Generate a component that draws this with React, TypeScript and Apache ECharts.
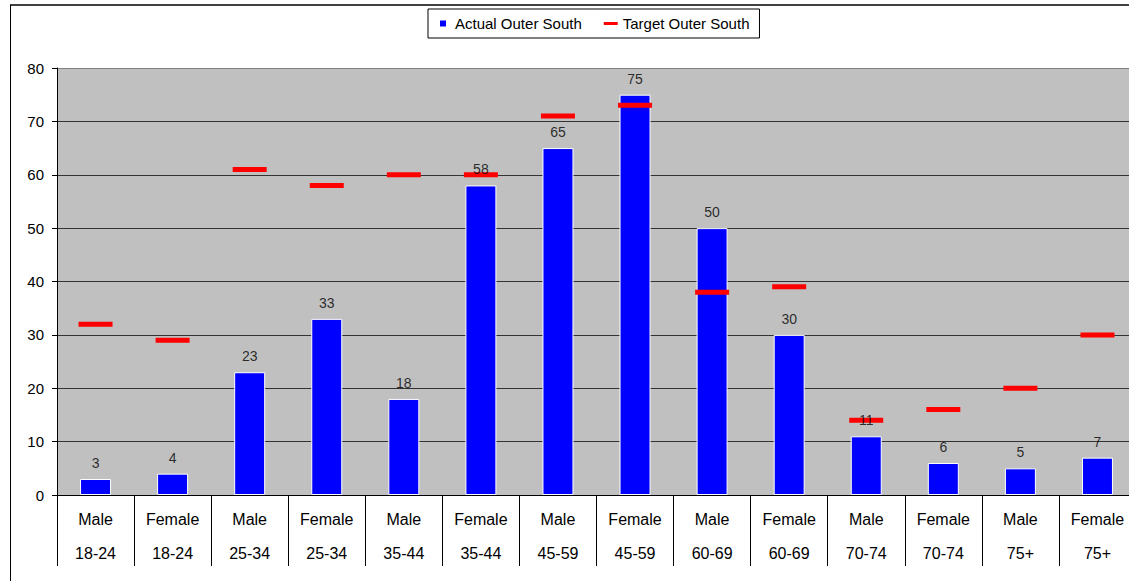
import React, { useEffect, useRef } from "react";
import * as echarts from "echarts";

const genders = ["Male", "Female", "Male", "Female", "Male", "Female", "Male", "Female", "Male", "Female", "Male", "Female", "Male", "Female"];
const ages = ["18-24", "18-24", "25-34", "25-34", "35-44", "35-44", "45-59", "45-59", "60-69", "60-69", "70-74", "70-74", "75+", "75+"];
const actualValues = [3, 4, 23, 33, 18, 58, 65, 75, 50, 30, 11, 6, 5, 7];
const targetValues = [32, 29, 61, 58, 60, 60, 71, 73, 38, 39, 14, 16, 20, 30];
const yMin = 0;
const yMax = 80;
const yInterval = 10;

const FONT = "'Liberation Sans', Arial, sans-serif";

export default function App() {
  const ref = useRef<HTMLDivElement>(null);

  useEffect(() => {
    if (!ref.current) return;
    const chart = echarts.init(ref.current, null, { renderer: "svg" });
    const categories = genders.map((g, i) => `${g}\n${ages[i]}`);
    const nLines = (yMax - yMin) / yInterval + 1;
    const splitColors = Array.from({ length: nLines }, (_, i) => (i === nLines - 1 ? "#808080" : "#333333"));

    chart.setOption({
      animation: false,
      backgroundColor: "#ffffff",
      textStyle: { fontFamily: FONT, color: "#000" },
      graphic: [
        { type: "line", shape: { x1: 10, y1: 5, x2: 1129, y2: 5 }, style: { stroke: "#000", lineWidth: 1.5 }, z: 10 },
        { type: "line", shape: { x1: 10.5, y1: 5, x2: 10.5, y2: 581 }, style: { stroke: "#000", lineWidth: 1 }, z: 10 },
      ],
      legend: {
        left: 428,
        top: 9,
        padding: [7, 10, 7, 10],
        borderColor: "#000",
        borderWidth: 1,
        itemWidth: 14,
        itemHeight: 8,
        itemGap: 22,
        textStyle: { fontSize: 15, fontFamily: FONT, color: "#000" },
        data: [
          { name: "Actual Outer South", icon: "path://M0,0h7v7h-7z", itemStyle: { color: "#0000FF", opacity: 1 } },
          { name: "Target Outer South", icon: "path://M0,0h14v3h-14z", itemStyle: { color: "#FF0000", opacity: 1 } },
        ],
      },
      grid: {
        left: 57,
        top: 68,
        width: 1079,
        bottom: 86,
        outerBoundsMode: "none",
        containLabel: false,
        show: true,
        backgroundColor: "#C0C0C0",
        borderWidth: 0,
      },
      xAxis: {
        type: "category",
        data: categories,
        boundaryGap: true,
        axisLine: { show: true, lineStyle: { color: "#000", width: 1 } },
        axisTick: { show: true, length: 71, interval: 0, lineStyle: { color: "#000", width: 1 } },
        axisLabel: {
          interval: 0,
          margin: 7,
          lineHeight: 34,
          fontSize: 16,
          fontFamily: FONT,
          color: "#000",
        },
        splitLine: { show: false },
      },
      yAxis: {
        type: "value",
        min: yMin,
        max: yMax,
        interval: yInterval,
        axisLine: { show: true, lineStyle: { color: "#000", width: 1 } },
        axisTick: { show: true, length: 5, lineStyle: { color: "#000" } },
        axisLabel: { margin: 13, fontSize: 15, fontFamily: FONT, color: "#000" },
        splitLine: { show: true, lineStyle: { color: splitColors, width: 1 } },
      },
      series: [
        {
          name: "Actual Outer South",
          type: "bar",
          data: actualValues,
          barWidth: 31,
          itemStyle: { color: "#0000FF", borderColor: "#ffffff", borderWidth: 1 },
          z: 2,
        },
        {
          name: "Target Outer South",
          type: "scatter",
          data: targetValues,
          symbol: "rect",
          symbolSize: [34, 5],
          itemStyle: { color: "#FF0000", opacity: 1 },
          z: 3,
        },
        {
          name: "labels",
          type: "scatter",
          data: actualValues,
          symbolSize: 0,
          silent: true,
          itemStyle: { color: "transparent" },
          label: {
            show: true,
            position: "top",
            distance: 9,
            fontSize: 14,
            fontFamily: FONT,
            color: "#000",
          },
          z: 5,
        },
      ],
    });
    return () => chart.dispose();
  }, []);

  return (
    <div
      ref={ref}
      style={{ position: "absolute", left: 0, top: 0, width: 1129, height: 581 }}
    />
  );
}
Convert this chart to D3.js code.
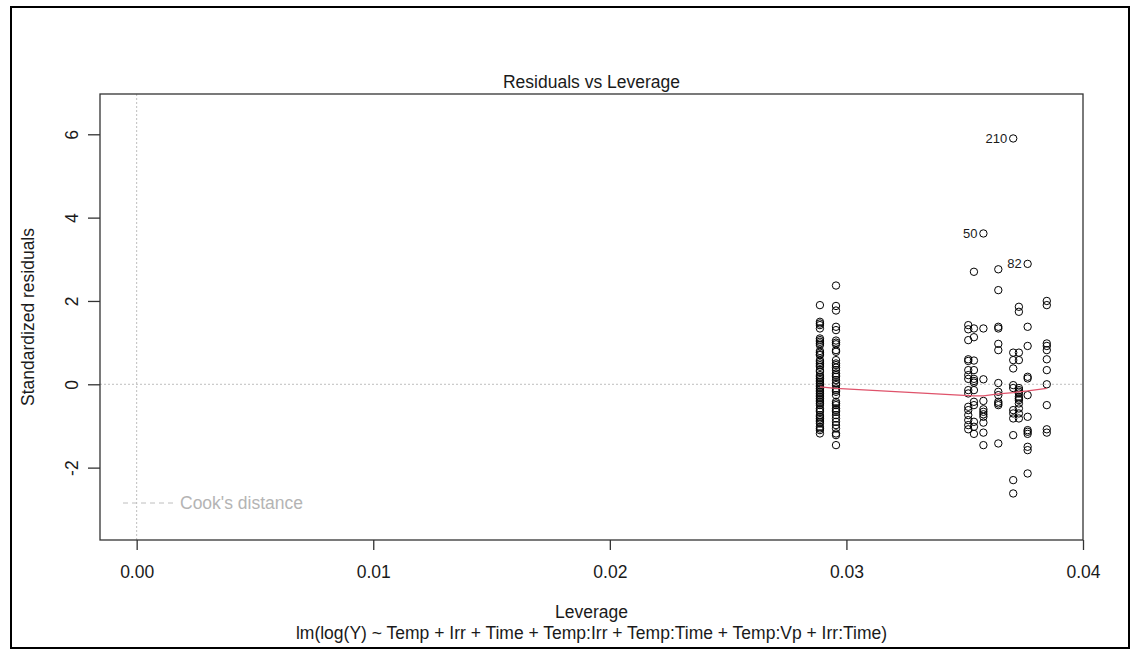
<!DOCTYPE html>
<html>
<head>
<meta charset="utf-8">
<script src="https://cdn.jsdelivr.net/npm/d3@7"></script>
<style>
  html, body { margin: 0; padding: 0; background: #fff; }
  svg { display: block; }
  text { font-family: "Liberation Sans", Arial, sans-serif; }
</style>
</head>
<body>
<svg id="chart" width="1132" height="650"></svg>
<script>
// Leverage value of each observation column
const leverageColumns = [0.02888, 0.02956, 0.03515, 0.03539, 0.03579, 0.03642, 0.03705, 0.03729, 0.03766, 0.03847];

// Standardized residuals per leverage column
const residualsL1 = [1.90, 1.50, 1.46, 1.42, 1.34, 1.10, 1.06, 1.02, 0.98, 0.94, 0.80, 0.76, 0.72, 0.70, 0.58, 0.54, 0.50, 0.46, 0.42, 0.34, 0.30, 0.22, 0.18, 0.14, 0.10, 0.06, 0.02, -0.02, -0.06, -0.10, -0.14, -0.18, -0.22, -0.26, -0.30, -0.34, -0.38, -0.42, -0.46, -0.50, -0.58, -0.62, -0.66, -0.74, -0.78, -0.82, -0.86, -0.90, -0.94, -1.02, -1.06, -1.10, -1.18];
const residualsL2 = [2.37, 1.88, 1.77, 1.38, 1.30, 1.05, 1.00, 0.96, 0.82, 0.78, 0.58, 0.50, 0.46, 0.40, 0.34, 0.26, 0.22, 0.18, 0.10, 0.02, -0.02, -0.10, -0.14, -0.18, -0.26, -0.42, -0.46, -0.50, -0.58, -0.62, -0.66, -0.74, -0.82, -0.90, -0.98, -1.06, -1.18, -1.22, -1.46];
const residualsR1 = [1.42, 1.32, 1.06, 0.60, 0.56, 0.34, 0.22, 0.13, -0.14, -0.22, -0.54, -0.62, -0.74, -0.86, -0.98, -1.08];
const residualsR2 = [2.70, 1.34, 1.13, 0.57, 0.34, 0.13, 0.08, 0.04, -0.14, -0.42, -0.50, -0.90, -1.02, -1.19];
const residualsR3 = [1.34, 0.12, -0.40, -0.60, -0.66, -0.72, -0.78, -0.92, -1.16, -1.46];
const residualsR4 = [2.76, 2.26, 1.38, 1.34, 0.97, 0.82, 0.03, -0.18, -0.26, -0.42, -0.46, -0.50, -1.42];
const residualsR5 = [0.76, 0.58, 0.38, -0.02, -0.09, -0.62, -0.70, -0.82, -1.22, -2.30, -2.62];
const residualsR6 = [1.86, 1.74, 0.76, 0.58, -0.09, -0.14, -0.18, -0.22, -0.30, -0.34, -0.38, -0.46, -0.58, -0.70, -0.82];
const residualsR7 = [1.38, 0.92, 0.18, 0.14, -0.26, -0.78, -1.10, -1.14, -1.19, -1.50, -1.58, -2.14];
const residualsR8 = [2.00, 1.90, 0.98, 0.92, 0.82, 0.60, 0.34, 0.00, -0.50, -1.08, -1.16];

// Observations flagged with their row number
const labelledIds = ["210", "50", "82"];
const labelledLeverage = [0.03705, 0.03579, 0.03766];
const labelledResiduals = [5.90, 3.62, 2.89];

// Smoothed trend evaluated at each leverage column
const smoothFit = [-0.06, -0.10, -0.27, -0.28, -0.28, -0.23, -0.20, -0.18, -0.16, -0.10];

// Axes
const xTicks = [0, 0.01, 0.02, 0.03, 0.04];
const xTickLabels = ["0.00", "0.01", "0.02", "0.03", "0.04"];
const yTicks = [-2, 0, 2, 4, 6];
const yTickLabels = ["-2", "0", "2", "4", "6"];
const xDomain = [-0.00155, 0.04];
const yDomain = [-3.737, 6.967];

const titleText = "Residuals vs Leverage";
const xLabelText = "Leverage";
const yLabelText = "Standardized residuals";
const subCaption = "lm(log(Y) ~ Temp + Irr + Time + Temp:Irr + Temp:Time + Temp:Vp + Irr:Time)";
const legendText = "Cook's distance";

const residualColumns = [residualsL1, residualsL2, residualsR1, residualsR2, residualsR3,
                         residualsR4, residualsR5, residualsR6, residualsR7, residualsR8];
const points = [];
residualColumns.forEach((col, i) => col.forEach(r => points.push({ lev: leverageColumns[i], r })));
labelledIds.forEach((id, i) => points.push({ lev: labelledLeverage[i], r: labelledResiduals[i], id }));

const svg = d3.select("#chart");
const plot = { left: 100, right: 1083, top: 94, bottom: 540 };
const fontSize = 17.5;
const textColor = "#1a1a1a";
const refGray = "#bebebe";

svg.append("rect").attr("width", 1132).attr("height", 650).attr("fill", "#fff");

// Outer frame
svg.append("rect")
  .attr("x", 11).attr("y", 7).attr("width", 1118).attr("height", 641)
  .attr("fill", "none").attr("stroke", "#000").attr("stroke-width", 2);

const x = d3.scaleLinear().domain(xDomain).range([plot.left, plot.right]);
const y = d3.scaleLinear().domain(yDomain).range([plot.bottom, plot.top]);

// Reference lines at zero
svg.append("line")
  .attr("x1", x(0)).attr("x2", x(0)).attr("y1", plot.top).attr("y2", plot.bottom)
  .attr("stroke", refGray).attr("stroke-width", 1).attr("stroke-dasharray", "2,2");
svg.append("line")
  .attr("x1", plot.left).attr("x2", plot.right).attr("y1", y(0)).attr("y2", y(0))
  .attr("stroke", refGray).attr("stroke-width", 1).attr("stroke-dasharray", "2,2");

// Points
svg.append("g").selectAll("circle").data(points).join("circle")
  .attr("cx", d => x(d.lev)).attr("cy", d => y(d.r)).attr("r", 3.7)
  .attr("fill", "none").attr("stroke", "#000").attr("stroke-width", 1);

// Smoothed line
const line = d3.line().x((d, i) => x(leverageColumns[i])).y(d => y(d));
svg.append("path").datum(smoothFit).attr("d", line)
  .attr("fill", "none").attr("stroke", "#DF536B").attr("stroke-width", 1.2);

// Point labels
svg.append("g").selectAll("text").data(points.filter(p => p.id)).join("text")
  .attr("x", d => x(d.lev) - 6).attr("y", d => y(d.r)).attr("dy", "0.35em")
  .attr("text-anchor", "end").attr("font-size", 13).attr("fill", textColor)
  .text(d => d.id);

// Plot box
svg.append("rect")
  .attr("x", plot.left).attr("y", plot.top)
  .attr("width", plot.right - plot.left).attr("height", plot.bottom - plot.top)
  .attr("fill", "none").attr("stroke", "#333").attr("stroke-width", 1.3);

// X axis
const xAxis = d3.axisBottom(x).tickValues(xTicks).tickSize(10).tickPadding(0)
  .tickFormat((d, i) => xTickLabels[i]);
const gx = svg.append("g").attr("transform", `translate(0,${plot.bottom})`).call(xAxis);
gx.select(".domain").remove();
gx.selectAll(".tick line").attr("stroke", "#333").attr("stroke-width", 1.3);
gx.selectAll(".tick text").attr("y", 38).attr("dy", null)
  .attr("font-size", fontSize).attr("font-family", "Liberation Sans, Arial, sans-serif")
  .attr("fill", textColor);

// Y axis with rotated labels
const yAxis = d3.axisLeft(y).tickValues(yTicks).tickSize(12).tickPadding(0)
  .tickFormat((d, i) => yTickLabels[i]);
const gy = svg.append("g").attr("transform", `translate(${plot.left},0)`).call(yAxis);
gy.select(".domain").remove();
gy.selectAll(".tick line").attr("stroke", "#333").attr("stroke-width", 1.3);
gy.selectAll(".tick text")
  .attr("x", null).attr("dy", null)
  .attr("transform", "translate(-22,0) rotate(-90)")
  .attr("text-anchor", "middle")
  .attr("font-size", fontSize).attr("font-family", "Liberation Sans, Arial, sans-serif")
  .attr("fill", textColor);

const cx = (plot.left + plot.right) / 2;
const cy = (plot.top + plot.bottom) / 2;

// Title and axis titles
svg.append("text").attr("x", cx).attr("y", 88).attr("text-anchor", "middle")
  .attr("font-size", fontSize).attr("fill", textColor).text(titleText);
svg.append("text").attr("x", cx).attr("y", 618).attr("text-anchor", "middle")
  .attr("font-size", fontSize).attr("fill", textColor).text(xLabelText);
svg.append("text").attr("x", cx).attr("y", 639).attr("text-anchor", "middle")
  .attr("font-size", fontSize).attr("fill", textColor).text(subCaption);
svg.append("text").attr("transform", `translate(34,${cy}) rotate(-90)`).attr("text-anchor", "middle")
  .attr("font-size", fontSize).attr("fill", textColor).text(yLabelText);

// Cook's distance legend
svg.append("line").attr("x1", 123).attr("x2", 173).attr("y1", 503).attr("y2", 503)
  .attr("stroke", refGray).attr("stroke-width", 1).attr("stroke-dasharray", "5,4");
svg.append("text").attr("x", 180).attr("y", 509).attr("font-size", fontSize)
  .attr("fill", "#b4b4b4").text(legendText);
</script>
</body>
</html>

### WHAT NEEDS TO BE DONE
Transcribe exactly, with no pictures, the lines running from the first line of the material through the line holding "import * as".

### RESPONSE FOR THIS EXERCISE
Generate a component that draws this with React, TypeScript and Apache ECharts.
import React, { useEffect, useRef } from "react";
import * as echarts from "echarts";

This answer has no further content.